One area of work that my group is interested in is the role of fire management and mitigating wildfire risk. There’s been a lot of research trying to understand the economic cost of fire management, the carbon cost of fire management, and what avoided wildfires even look like. A key piece of our efforts involves putting together a series of datasets on field experiments covering three decades of fire management and then pairing those data with satellite measurements of fire intensity and severity to determine how prescribed burning or thinning of the forest changes fuel. We can then begin to extrapolate what happens if we manage areas of the forest in the same ways and how that helps us understand the future severity of a wildfire. This is the first time that we’re answering these questions with rigorous data, which I think is really exciting.
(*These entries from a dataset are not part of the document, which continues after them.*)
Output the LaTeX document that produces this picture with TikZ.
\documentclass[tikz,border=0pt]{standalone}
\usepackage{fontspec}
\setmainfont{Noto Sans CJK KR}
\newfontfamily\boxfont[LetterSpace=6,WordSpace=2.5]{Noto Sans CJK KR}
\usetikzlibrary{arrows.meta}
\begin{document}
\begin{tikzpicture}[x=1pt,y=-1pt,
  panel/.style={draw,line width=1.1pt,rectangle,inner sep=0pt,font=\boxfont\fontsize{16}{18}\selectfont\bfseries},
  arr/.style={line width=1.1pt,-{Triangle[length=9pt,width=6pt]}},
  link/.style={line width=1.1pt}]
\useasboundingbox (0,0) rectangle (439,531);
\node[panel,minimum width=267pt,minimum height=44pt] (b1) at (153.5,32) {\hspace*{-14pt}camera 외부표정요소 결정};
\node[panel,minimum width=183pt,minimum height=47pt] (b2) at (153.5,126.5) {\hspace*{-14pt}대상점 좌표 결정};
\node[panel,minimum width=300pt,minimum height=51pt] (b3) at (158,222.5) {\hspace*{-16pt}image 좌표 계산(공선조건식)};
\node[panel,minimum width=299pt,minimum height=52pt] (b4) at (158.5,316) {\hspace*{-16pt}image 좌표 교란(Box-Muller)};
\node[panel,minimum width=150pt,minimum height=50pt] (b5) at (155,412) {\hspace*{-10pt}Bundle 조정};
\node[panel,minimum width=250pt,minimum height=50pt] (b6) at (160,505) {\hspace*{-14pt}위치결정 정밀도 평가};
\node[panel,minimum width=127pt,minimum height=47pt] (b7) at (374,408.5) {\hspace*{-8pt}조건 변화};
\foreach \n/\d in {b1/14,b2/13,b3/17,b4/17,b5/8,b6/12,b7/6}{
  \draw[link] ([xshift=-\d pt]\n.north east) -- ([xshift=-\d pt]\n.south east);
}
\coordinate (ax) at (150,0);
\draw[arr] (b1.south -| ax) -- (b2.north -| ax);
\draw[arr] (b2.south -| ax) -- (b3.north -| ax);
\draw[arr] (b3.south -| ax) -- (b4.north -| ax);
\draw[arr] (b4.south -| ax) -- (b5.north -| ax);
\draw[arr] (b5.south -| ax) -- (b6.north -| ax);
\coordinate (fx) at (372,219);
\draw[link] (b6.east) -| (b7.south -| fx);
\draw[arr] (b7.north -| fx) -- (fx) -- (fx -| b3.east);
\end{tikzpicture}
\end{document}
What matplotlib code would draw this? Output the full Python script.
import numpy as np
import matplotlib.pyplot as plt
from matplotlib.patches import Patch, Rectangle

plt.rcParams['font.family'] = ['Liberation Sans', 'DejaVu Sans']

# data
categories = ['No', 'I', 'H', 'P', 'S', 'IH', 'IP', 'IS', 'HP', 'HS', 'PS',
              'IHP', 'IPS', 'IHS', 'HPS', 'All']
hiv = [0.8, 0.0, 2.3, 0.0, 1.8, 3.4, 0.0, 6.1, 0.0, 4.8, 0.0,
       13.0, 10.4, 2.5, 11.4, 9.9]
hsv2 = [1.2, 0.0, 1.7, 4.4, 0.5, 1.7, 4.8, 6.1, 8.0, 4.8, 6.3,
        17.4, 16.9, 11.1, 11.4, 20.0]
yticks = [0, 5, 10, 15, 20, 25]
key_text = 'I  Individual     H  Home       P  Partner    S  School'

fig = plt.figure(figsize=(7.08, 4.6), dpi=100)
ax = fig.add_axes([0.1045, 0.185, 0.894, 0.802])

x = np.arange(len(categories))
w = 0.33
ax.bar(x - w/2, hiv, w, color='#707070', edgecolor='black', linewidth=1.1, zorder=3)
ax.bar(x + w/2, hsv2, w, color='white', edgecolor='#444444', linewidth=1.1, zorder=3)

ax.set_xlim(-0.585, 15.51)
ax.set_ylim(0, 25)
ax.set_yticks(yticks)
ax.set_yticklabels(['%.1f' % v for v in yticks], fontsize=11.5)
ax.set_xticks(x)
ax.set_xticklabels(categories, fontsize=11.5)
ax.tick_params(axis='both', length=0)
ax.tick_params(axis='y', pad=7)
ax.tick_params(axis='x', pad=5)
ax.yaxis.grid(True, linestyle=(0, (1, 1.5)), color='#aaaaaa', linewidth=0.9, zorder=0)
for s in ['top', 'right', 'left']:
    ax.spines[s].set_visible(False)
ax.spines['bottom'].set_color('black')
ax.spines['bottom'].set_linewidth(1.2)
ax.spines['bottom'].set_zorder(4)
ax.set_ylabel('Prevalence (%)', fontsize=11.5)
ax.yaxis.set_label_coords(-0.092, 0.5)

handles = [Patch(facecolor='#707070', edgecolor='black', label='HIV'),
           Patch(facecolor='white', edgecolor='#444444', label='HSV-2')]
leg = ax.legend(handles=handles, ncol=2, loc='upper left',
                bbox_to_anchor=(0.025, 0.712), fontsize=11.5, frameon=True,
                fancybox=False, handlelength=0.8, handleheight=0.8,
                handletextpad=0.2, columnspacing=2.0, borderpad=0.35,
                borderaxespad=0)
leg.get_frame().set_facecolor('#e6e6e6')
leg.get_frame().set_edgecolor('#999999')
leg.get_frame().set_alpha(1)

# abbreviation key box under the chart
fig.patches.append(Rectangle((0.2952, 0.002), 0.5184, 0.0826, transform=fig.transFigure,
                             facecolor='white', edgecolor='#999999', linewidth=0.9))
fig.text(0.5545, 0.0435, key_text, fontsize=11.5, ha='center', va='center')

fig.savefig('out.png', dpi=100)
Another component of my research involves mapping changes in wildfires in peatlands. Peatlands cover a small portion of the global land area, but they account for a large portion of total soil carbon stocks. Protecting them is essential because they’re a net carbon sink, meaning they’re helping us out in the fight against climate change. But when they dry and it’s really hot, they can burn. And when they burn, you see large spikes in carbon emissions. Historically, a lot of the emissions have come from tropical peatlands. But over the last few years, many more fire events have occurred in northern peatlands, and as a consequence, the emissions from peatland fires have outpaced the tropics. So we’re collaborating with another professor in the Department of Earth System Science to do what we call near-real-time estimates of carbon emissions from peatlands.
I was drawn to the Stanford Doerr School of Sustainability because my work became increasingly interdisciplinary and applied, and Stanford is building a critical mass of people that are specialists on the different components of the systems that I could never hope to specialize in myself. So I think it’s providing a great opportunity to take my work, add on other people’s expertise, and really springboard it to a new level.